Wet Bulb Calculator
Wet-bulb temperature is the lowest temperature air can reach through evaporative cooling alone. It combines heat and humidity into a single number that matters for human survival: at a wet-bulb of 35°C (95°F), the human body can no longer cool itself through sweat, and prolonged exposure is fatal even for healthy people in the shade.
How wet-bulb temperature works:
Imagine wrapping a wet cloth around a thermometer and fanning it. The evaporating water cools the thermometer below the air temperature. How much it cools depends on the humidity. In dry air, lots of evaporation happens and the wet-bulb drops well below the dry-bulb. In humid air, evaporation slows down and the two temperatures converge.
This calculator uses the Stull (2011) approximation, which is accurate to within 0.3°C for typical conditions.

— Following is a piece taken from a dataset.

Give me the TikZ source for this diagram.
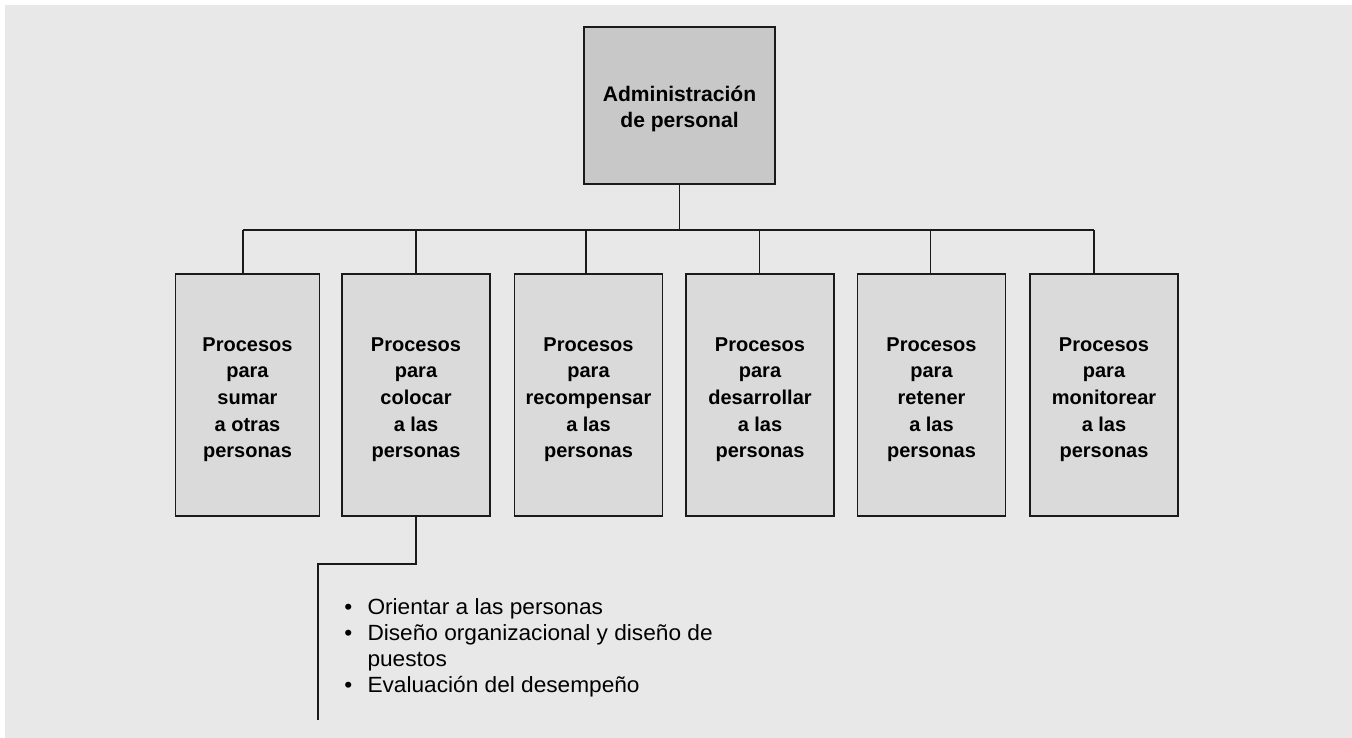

Risk levels by wet-bulb temperature:
- Below 25°C (77°F): Low risk, normal activity
- 25-28°C (77-82°F): Moderate, take regular breaks
- 28-31°C (82-88°F): High risk, limit exertion
- 31-35°C (88-95°F): Very high, dangerous for outdoor work
- Above 35°C (95°F): Human survivability limit
The 35°C threshold:
At a wet-bulb of 35°C, even a perfectly healthy person sitting naked in the shade with unlimited water cannot maintain a stable core temperature. The body produces about 80W of metabolic heat at rest, and when the air's wet-bulb reaches skin temperature (about 35°C), sweat simply cannot evaporate fast enough to dissipate it.
Real-world context:
Wet-bulb temperatures above 35°C have historically been extremely rare, but they are becoming more frequent with climate change. Parts of the Persian Gulf, South Asia, and the Mississippi River valley have already recorded brief exceedances.